Speaking of incredible: being in the public audience of the Holy Father, Pope Benedict XVI. Each Wednesday he addresses the crowd gathered, prays with everyone, and offers his blessing on the people present, the loved ones (especially the ill) of the crowd, and any objects (rosaries, medals, etc). Mary and I left the hotel early, planning on attending mass, but when we arrived near the Vatican there was already long lines and a growing crowd. The pope was scheduled to speak at 10:30. We arrived at 8:00. We decided to get good seats and wait. It was worth it. I won't lie-I cried when he spoke. But the excitement of the crowd, the desire to listen and be in the presence of such a holy man, it was also overwhelming. There were thousands of people there, from all over the world, it was unifying. And left me with a sense of hope for the world. God is still present, working through so many people in so many ways.

We went to Florence (Firenze, in Italian) on Sunday. A lovely city; I remember my grandmother telling me how she loved Florence, and I understand why. It was great to be there, it made me feel a bit closer to her that day, and I wished I could have sent her a postcard. The basilica is incredible. The outside is made of beautiful green stone, and it is just amazing. So much detail, planning, and craftsmanship went in to these buildings. It makes me look at modern architecture and wonder what happened!

In Florence, I saw Michelangelo's David...wow. The size, the detail, the age...again, there aren't really words. This work heavily influenced the world of sculpture. The block of marble used was left behind the cathedral in Florence, untouched, for 25 years. Michelangelo saw it many times as a young person, and at age 26 was awarded the contract to create a sculpture. The traditional story of David and Goliath paints a picture of a small, timid boy. But Michelangelo's representation of David illustrates the strength of that young boy, a strength which allowed him to conquer great things, the greatest of which was probably his own fear. If only we could all find that inner strength-we all have it-and instead of allowing fear to guide us, we could live life courageously and abundantly, as we were meant to live.
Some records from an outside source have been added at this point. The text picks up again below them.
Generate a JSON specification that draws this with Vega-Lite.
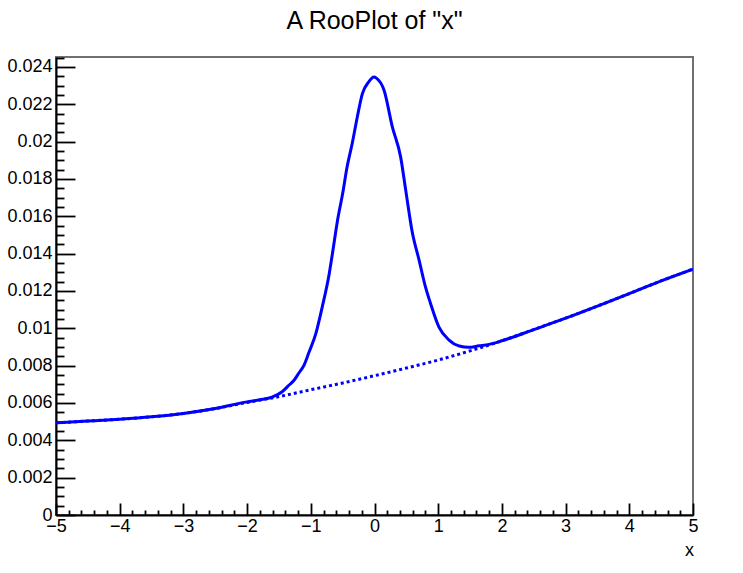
{
  "$schema": "https://vega.github.io/schema/vega-lite/v6.json",
  "width": 637,
  "height": 458,
  "autosize": {"type": "none"},
  "padding": {"left": 56, "top": 57, "right": 50, "bottom": 58},
  "background": "white",
  "title": {
    "text": "A RooPlot of \"x\"",
    "font": "Liberation Sans",
    "fontSize": 25,
    "fontWeight": "normal",
    "color": "black",
    "anchor": "middle",
    "frame": "group",
    "baseline": "alphabetic",
    "offset": 3
  },
  "config": {
    "view": {"stroke": "#707070", "strokeWidth": 2},
    "axis": {
      "grid": false,
      "labelFont": "Liberation Sans",
      "labelFontSize": 18,
      "labelColor": "black",
      "tickColor": "black",
      "tickWidth": 1.8,
      "domainColor": "black",
      "domainWidth": 2,
      "labelFlush": false,
      "labelOverlap": false,
      "titleFont": "Liberation Sans",
      "titleFontSize": 18,
      "titleFontWeight": "normal",
      "titleColor": "black"
    }
  },
  "resolve": {"axis": {"x": "independent", "y": "independent"}},
  "layer": [
    {
      "data": {"values": [
        {"x": -5.0, "y": 0.00494}, {"x": -4.5, "y": 0.00503}, {"x": -4.0, "y": 0.00513},
        {"x": -3.5, "y": 0.00526}, {"x": -3.0, "y": 0.00544}, {"x": -2.5, "y": 0.00570},
        {"x": -2.0, "y": 0.00603}, {"x": -1.5, "y": 0.00634}, {"x": -1.0, "y": 0.00671},
        {"x": -0.5, "y": 0.00707}, {"x": 0.0, "y": 0.00746}, {"x": 0.5, "y": 0.00787},
        {"x": 1.0, "y": 0.00830}, {"x": 1.5, "y": 0.00879}, {"x": 2.0, "y": 0.00933},
        {"x": 2.5, "y": 0.00993}, {"x": 3.0, "y": 0.01054}, {"x": 3.5, "y": 0.01119},
        {"x": 4.0, "y": 0.01186}, {"x": 4.5, "y": 0.01254}, {"x": 5.0, "y": 0.01317}
      ]},
      "mark": {"type": "line", "color": "#0000ff", "strokeWidth": 3, "strokeDash": [3, 3], "strokeCap": "butt", "interpolate": "monotone", "clip": true},
      "encoding": {
        "x": {
          "field": "x", "type": "quantitative",
          "scale": {"domain": [-5, 5], "nice": false, "zero": false},
          "axis": {
            "orient": "bottom", "title": null, "labels": false, "domain": false, "tickSize": -5,
            "values": [-4.8,-4.6,-4.4,-4.2,-3.8,-3.6,-3.4,-3.2,-2.8,-2.6,-2.4,-2.2,-1.8,-1.6,-1.4,-1.2,-0.8,-0.6,-0.4,-0.2,0.2,0.4,0.6,0.8,1.2,1.4,1.6,1.8,2.2,2.4,2.6,2.8,3.2,3.4,3.6,3.8,4.2,4.4,4.6,4.8]
          }
        },
        "y": {
          "field": "y", "type": "quantitative",
          "scale": {"domain": [0, 0.02453], "nice": false, "zero": false},
          "axis": {
            "orient": "left", "title": null, "labels": false, "domain": false, "tickSize": -8,
            "values": [0.0005,0.0015,0.0025,0.0035,0.0045,0.0055,0.0065,0.0075,0.0085,0.0095,0.0105,0.0115,0.0125,0.0135,0.0145,0.0155,0.0165,0.0175,0.0185,0.0195,0.0205,0.0215,0.0225,0.0235,0.001,0.003,0.005,0.007,0.009,0.011,0.013,0.015,0.017,0.019,0.021,0.023,0.0245]
          }
        }
      }
    },
    {
      "data": {"values": [
        {"x": -5.0, "y": 0.00494}, {"x": -4.5, "y": 0.00503}, {"x": -4.0, "y": 0.00513},
        {"x": -3.5, "y": 0.00526}, {"x": -3.0, "y": 0.00544}, {"x": -2.5, "y": 0.00570},
        {"x": -2.0, "y": 0.00606}, {"x": -1.8, "y": 0.00617}, {"x": -1.61, "y": 0.00631},
        {"x": -1.45, "y": 0.00660}, {"x": -1.34, "y": 0.00696}, {"x": -1.26, "y": 0.00723},
        {"x": -1.19, "y": 0.00759}, {"x": -1.11, "y": 0.00800}, {"x": -1.03, "y": 0.00870},
        {"x": -0.92, "y": 0.00973}, {"x": -0.82, "y": 0.01115}, {"x": -0.71, "y": 0.01294},
        {"x": -0.66, "y": 0.01401}, {"x": -0.58, "y": 0.01579}, {"x": -0.50, "y": 0.01722},
        {"x": -0.43, "y": 0.01865}, {"x": -0.35, "y": 0.01990}, {"x": -0.27, "y": 0.02132},
        {"x": -0.19, "y": 0.02257}, {"x": -0.09, "y": 0.02320}, {"x": -0.01, "y": 0.02346},
        {"x": 0.03, "y": 0.02340}, {"x": 0.15, "y": 0.02275}, {"x": 0.28, "y": 0.02079},
        {"x": 0.41, "y": 0.01918}, {"x": 0.49, "y": 0.01740}, {"x": 0.59, "y": 0.01520},
        {"x": 0.70, "y": 0.01365}, {"x": 0.80, "y": 0.01222}, {"x": 0.88, "y": 0.01133},
        {"x": 1.01, "y": 0.01008}, {"x": 1.17, "y": 0.00937}, {"x": 1.33, "y": 0.00905},
        {"x": 1.48, "y": 0.00898}, {"x": 1.64, "y": 0.00906}, {"x": 1.80, "y": 0.00914},
        {"x": 2.0, "y": 0.00933}, {"x": 2.5, "y": 0.00993}, {"x": 3.0, "y": 0.01054},
        {"x": 3.5, "y": 0.01119}, {"x": 4.0, "y": 0.01186}, {"x": 4.5, "y": 0.01254},
        {"x": 5.0, "y": 0.01317}
      ]},
      "mark": {"type": "line", "color": "#0000ff", "strokeWidth": 3, "interpolate": "monotone", "clip": true},
      "encoding": {
        "x": {
          "field": "x", "type": "quantitative",
          "scale": {"domain": [-5, 5], "nice": false, "zero": false},
          "axis": {
            "orient": "bottom", "title": "x", "format": "~g", "tickSize": -12, "labelPadding": 14,
            "values": [-5,-4,-3,-2,-1,0,1,2,3,4,5],
            "titleAnchor": "end", "titleAlign": "right", "titleBaseline": "alphabetic",
            "titleX": 637.5, "titleY": 40
          }
        },
        "y": {
          "field": "y", "type": "quantitative",
          "scale": {"domain": [0, 0.02453], "nice": false, "zero": false},
          "axis": {
            "orient": "left", "title": null, "format": "~g", "tickSize": -19, "labelPadding": 23,
            "values": [0,0.002,0.004,0.006,0.008,0.01,0.012,0.014,0.016,0.018,0.02,0.022,0.024]
          }
        }
      }
    }
  ]
}
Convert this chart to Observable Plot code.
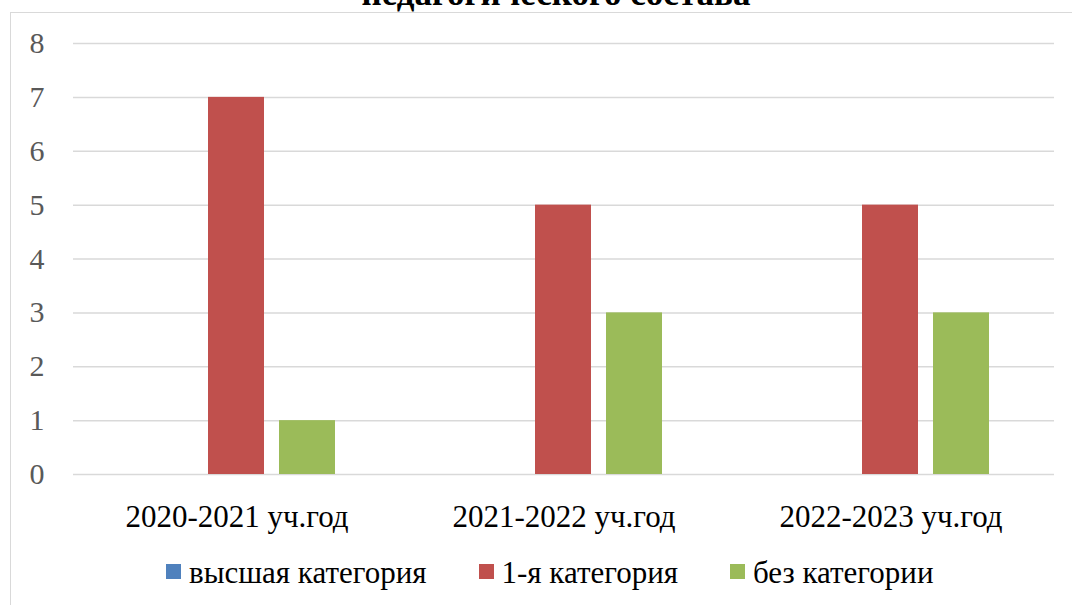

We arrived in Milan late Wednesday night, and Mary and I spent all of Thursday getting some much needed rest and recuperation. Friday we took a train to the Cinque Terre. Rome took my breath away with its history and architecture, and the Cinque Terre took my breath away with its beauty of nature. Cinque Terre translates to "five lands" and is composed of five seaside villages. There is a path along the coast, in between each town (and a train system connecting the towns, as well). The weather was perfect, and the views, incredible. I could spend a few days there, hiking and taking it all in. The water was an amazing turquoise color, and the mountains, with charming little villages tucked away, painted the perfect picture.

I went to Easter mass at the Duomo in Milan, the second largest church in Italy, followed by La Basilica di Santa Maria del Fiore in Florence. In a week, I went to the three largest Italian churches! If only I could capture the beauty in my pictures, but it just isn't possible.

Speaking of pictures, I promise to upload them as soon as humanly possible upon my return to Salamanca. But, I have a lot...thousands, in fact. And my spring break is not yet finished: Mary and I are heading to Paris tonight!

I hope you all are well. Happy Easter!